En conséquence, l’augmentation des primes et des autres coûts force les entrepreneurs à faire des choix difficiles, selon la FCEI. Près du quart d'entre eux ont même réduit leur couverture globale d’assurance. Cette tendance est particulièrement notable dans les secteurs suivants : agriculture, ressources naturelles et restauration.
Recommandations
La Fédération soumet des recommandations à l’endroit des gouvernements, des assureurs et aux propriétaires de PME. Elle réclame notamment que les provinces et territoires éliminent entièrement l’impôt sur les primes d’assurance et la taxe de vente au détail sur tous les produits d’assurance pour les PME. La FCEI suggère aussi d’encourager les options d’assurance alternatives telles que les sociétés d’assurance captives et les coopératives.

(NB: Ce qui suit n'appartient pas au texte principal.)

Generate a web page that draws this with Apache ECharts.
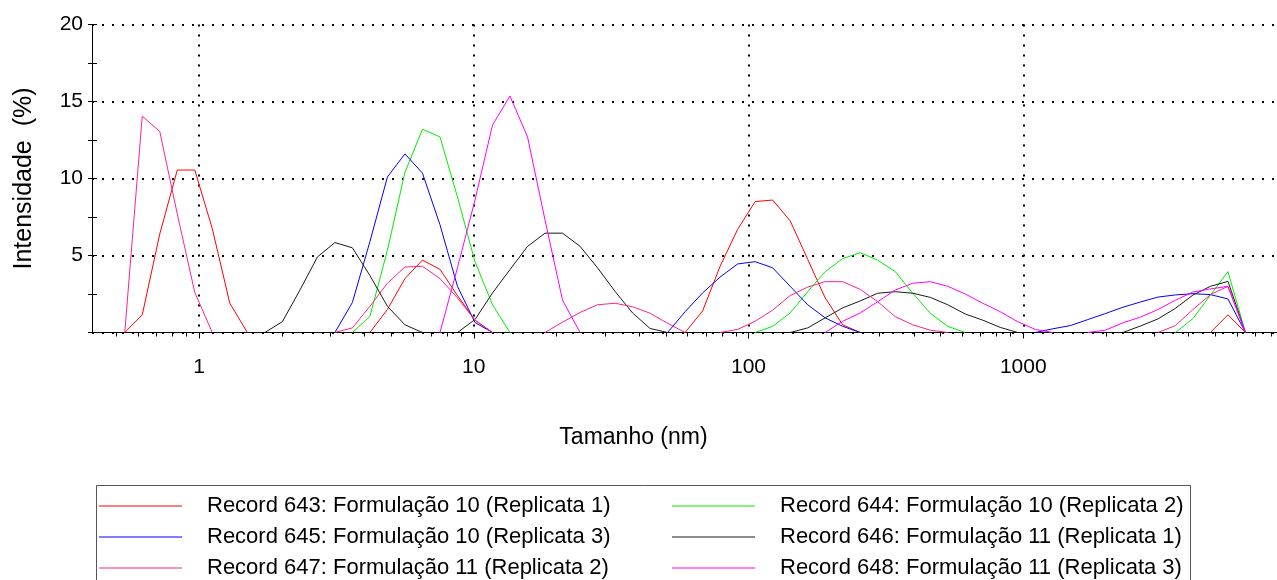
<!DOCTYPE html>
<html><head><meta charset="utf-8">
<script src="https://cdn.jsdelivr.net/npm/echarts@6/dist/echarts.min.js"></script>
<style>html,body{margin:0;padding:0;background:#fff}#c{width:1277px;height:580px}</style>
</head><body><div id="c"></div>
<script>
const N = null;
// Size bins (nm)
const sizes = [0.4,0.4632,0.5365,0.6213,0.7195,0.8332,0.9649,1.117,1.294,1.499,
 1.736,2.010,2.328,2.696,3.122,3.615,4.187,4.849,5.615,6.503,
 7.531,8.721,10.10,11.70,13.54,15.69,18.17,21.04,24.36,28.21,
 32.67,37.84,43.82,50.75,58.77,68.06,78.82,91.28,105.7,122.4,
 141.8,164.2,190.1,220.2,255.0,295.3,342.0,396.1,458.7,531.2,
 615.1,712.4,825.0,955.4,1106,1281,1484,1718,1990,2305,
 2669,3091,3580,4145,4801,5560,6439,7456,8635,10000];

const names = [
 'Record 643: Formulação 10 (Replicata 1)',
 'Record 644: Formulação 10 (Replicata 2)',
 'Record 645: Formulação 10 (Replicata 3)',
 'Record 646: Formulação 11 (Replicata 1)',
 'Record 647: Formulação 11 (Replicata 2)',
 'Record 648: Formulação 11 (Replicata 3)'
];

const rec643 = [N,N,0,1.15,6.4,10.55,10.55,6.75,1.9,0,
 N,N,N,N,N,N,0,1.5,3.5,4.7,
 4.1,2.4,0.8,0,N,N,N,N,N,N,
 N,N,N,N,0,1.4,4.3,6.7,8.5,8.6,
 7.25,4.75,2.25,0.5,0,N,N,N,N,N,
 N,N,N,N,N,N,N,N,N,N,
 N,N,N,N,0,1.15,0,N,N,N];
const rec644 = [N,N,N,N,N,N,N,N,N,N,
 N,N,N,N,N,0,1.05,5.35,10.4,13.2,
 12.7,8.8,4.6,1.8,0,N,N,N,N,N,
 N,N,N,N,N,N,N,N,0,0.4,
 1.27,2.65,3.95,4.8,5.18,4.7,3.95,2.55,1.25,0.4,
 0,N,N,N,N,N,N,N,N,N,
 N,N,0,0.9,2.43,3.95,0,N,N,N];
const rec645 = [N,N,N,N,N,N,N,N,N,N,
 N,N,N,N,0,1.95,5.9,10.1,11.6,10.35,
 7.0,3.0,0.65,0,N,N,N,N,N,N,
 N,N,N,0,1.35,2.57,3.6,4.45,4.6,4.2,
 3.0,1.8,0.95,0.4,0,N,N,N,N,N,
 N,N,N,N,0,0.24,0.45,0.84,1.23,1.64,
 1.98,2.3,2.44,2.52,2.46,2.18,0,N,N,N];
const rec646 = [N,N,N,N,N,N,N,N,N,N,
 0,0.7,2.75,4.9,5.84,5.5,3.7,1.7,0.5,0,
 N,0,0.84,2.57,4.08,5.59,6.45,6.45,5.6,4.2,
 2.67,1.27,0.26,0,N,N,N,N,N,N,
 0,0.3,0.95,1.6,2.05,2.55,2.65,2.55,2.28,1.8,
 1.2,0.8,0.33,0,N,N,N,N,N,0,
 0.42,0.88,1.57,2.43,3.0,3.32,0,N,N,N];
const rec647 = [N,N,0,14.05,13.05,7.7,2.6,0,N,N,
 N,N,N,N,0,0.3,1.7,3.2,4.25,4.3,
 3.5,2.25,0.8,0,N,N,0,0.67,1.3,1.8,
 1.9,1.67,1.25,0.6,0,N,0,0.2,0.73,1.45,
 2.4,2.95,3.3,3.3,2.8,2.0,1.03,0.5,0.15,0,
 N,N,N,N,N,N,N,N,N,N,
 N,0,0.45,1.49,2.46,3.0,0,N,N,N];
const rec648 = [N,N,N,N,N,N,N,N,N,N,
 N,N,N,N,N,N,N,N,N,N,
 0,4.2,8.6,13.47,15.36,12.7,7.3,2.1,0,N,
 N,N,N,N,N,N,N,N,N,N,
 N,N,0,0.73,1.27,2.0,2.76,3.2,3.3,3.0,
 2.5,1.9,1.35,0.7,0.2,0,N,0,0.15,0.63,
 1.0,1.49,2.1,2.63,2.83,3.0,0,N,N,N];

const allValues = [rec643, rec644, rec645, rec646, rec647, rec648];
const colors = ['#ff0000','#00ee00','#0000ff','#1a1a1a','#ff2090','#ff00ff'];

const majorTicks = [1,10,100,1000];
const minorTicks = [0.5,0.6,0.7,0.8,0.9,
 2,3,4,5,6,7,8,9,
 20,30,40,50,60,70,80,90,
 200,300,400,500,600,700,800,900,
 2000,3000,4000,5000,6000,7000,8000];
const yTicks = [0,5,10,15,20];

const FONT = '"Liberation Sans", Arial, sans-serif';
const dotted = {color:'#000', width:2, type:[2,8]};
const xMin = 0.4077, xMax = 8387;

const legendBase = {
  orient:'vertical', top:495, padding:0,
  icon:'rect', itemWidth:83, itemHeight:1, itemGap:9,
  textStyle:{fontFamily:FONT, fontSize:22, color:'#000', lineHeight:22, padding:[0,0,0,20]}
};

const chart = echarts.init(document.getElementById('c'), null, {renderer:'canvas'});
const option = {
  animation: false,
  backgroundColor: '#fff',
  grid: {left:92, top:24.5, width:1185, height:308, containLabel:false},
  xAxis: [{
    type:'log', logBase:10, min:xMin, max:xMax, position:'bottom',
    name:'Tamanho (nm)', nameLocation:'middle', nameGap:94,
    nameTextStyle:{fontFamily:FONT, fontSize:23, color:'#000', padding:[0,102,0,0]},
    axisLine:{show:true, onZero:false, lineStyle:{color:'#000', width:1}},
    axisTick:{show:true, length:6, customValues:majorTicks, lineStyle:{color:'#000'}},
    axisLabel:{customValues:majorTicks, margin:24, fontFamily:FONT, fontSize:21, color:'#000',
      formatter:function(v){return String(Math.round(v));}},
    splitLine:{show:true, lineStyle:dotted},
    minorTick:{show:false}, minorSplitLine:{show:false}
  },{
    type:'log', logBase:10, min:xMin, max:xMax, position:'bottom',
    axisLine:{show:false},
    axisTick:{show:true, length:4, customValues:minorTicks, lineStyle:{color:'#000'}},
    axisLabel:{show:false},
    splitLine:{show:false}
  }],
  yAxis: [{
    type:'value', min:yTicks[0], max:yTicks[yTicks.length-1], interval:5, position:'left',
    name:'Intensidade  (%)', nameLocation:'middle', nameGap:55,
    nameTextStyle:{fontFamily:FONT, fontSize:25, color:'#000'},
    axisLine:{show:true, lineStyle:{color:'#000', width:1}},
    axisTick:{show:true, length:4, lineStyle:{color:'#000'}},
    minorTick:{show:true, splitNumber:2, length:4, lineStyle:{color:'#000'}},
    axisLabel:{showMinLabel:false, margin:9, fontFamily:FONT, fontSize:21, color:'#000'},
    splitLine:{show:true, lineStyle:dotted}
  },{
    type:'value', min:yTicks[0], max:yTicks[yTicks.length-1], interval:5, position:'left',
    axisLine:{show:false},
    axisTick:{show:true, inside:true, length:5, lineStyle:{color:'#000'}},
    minorTick:{show:true, splitNumber:2, length:5, lineStyle:{color:'#000'}},
    axisLabel:{show:false},
    splitLine:{show:false}
  }],
  legend: [
    Object.assign({}, legendBase, {data:[names[0], names[2], names[4]], left:99}),
    Object.assign({}, legendBase, {data:[names[1], names[3], names[5]], left:672})
  ],
  graphic: [{
    type:'rect', silent:true, z:-10,
    shape:{x:96.5, y:485.5, width:1094, height:140},
    style:{fill:'#fff', stroke:'#555', lineWidth:1}
  }],
  series: allValues.map(function(vals, k){
    return {
      name:names[k], type:'line', xAxisIndex:0, yAxisIndex:0,
      symbol:'none', smooth:false, connectNulls:false,
      color:colors[k],
      lineStyle:{color:colors[k], width:1},
      data: sizes.map(function(s,i){ return [s, vals[i]]; })
    };
  })
};
chart.setOption(option);
</script>
</body></html>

Des recommandations visent aussi les assureurs. On propose d’actualiser le Code des droits et responsabilités des consommateurs pour y inclure des politiques propres aux PME. On réclame aussi plus de transparence de la part des assureurs sur les facteurs qui expliquent la hausse de la prime au renouvellement.
La FCEI recommande aux entrepreneurs de demander l’aide des professionnels de l’assurance, de magasiner et de s’informer sur les rabais offerts aux groupes, de mieux comprendre leur couverture, d’investir dans des outils de gestion du risque pour limiter les réclamations et de former leur personnel.
Méthodologie
Le rapport de recherche a été préparé par les analystes Alchad Alegbeh et Michelle Auger. Entre les mois de mars et de mai 2024, la FCEI a mené un sondage spécial auprès des propriétaires de PME pour en savoir plus sur leur expérience en matière d’assurances commerciales, mais aussi d’assurances personnelles. L’assurance vie et l’assurance pour soins de santé étaient exclues de l’enquête.
Le sondage omnibus mené par la FCEI en août 2024 interrogeait les propriétaires d’entreprise sur divers enjeux, notamment les assurances. Quelque 3 676 répondants ont participé au sondage sur les assurances et 2 340 dirigeants de PME ont répondu au sondage omnibus.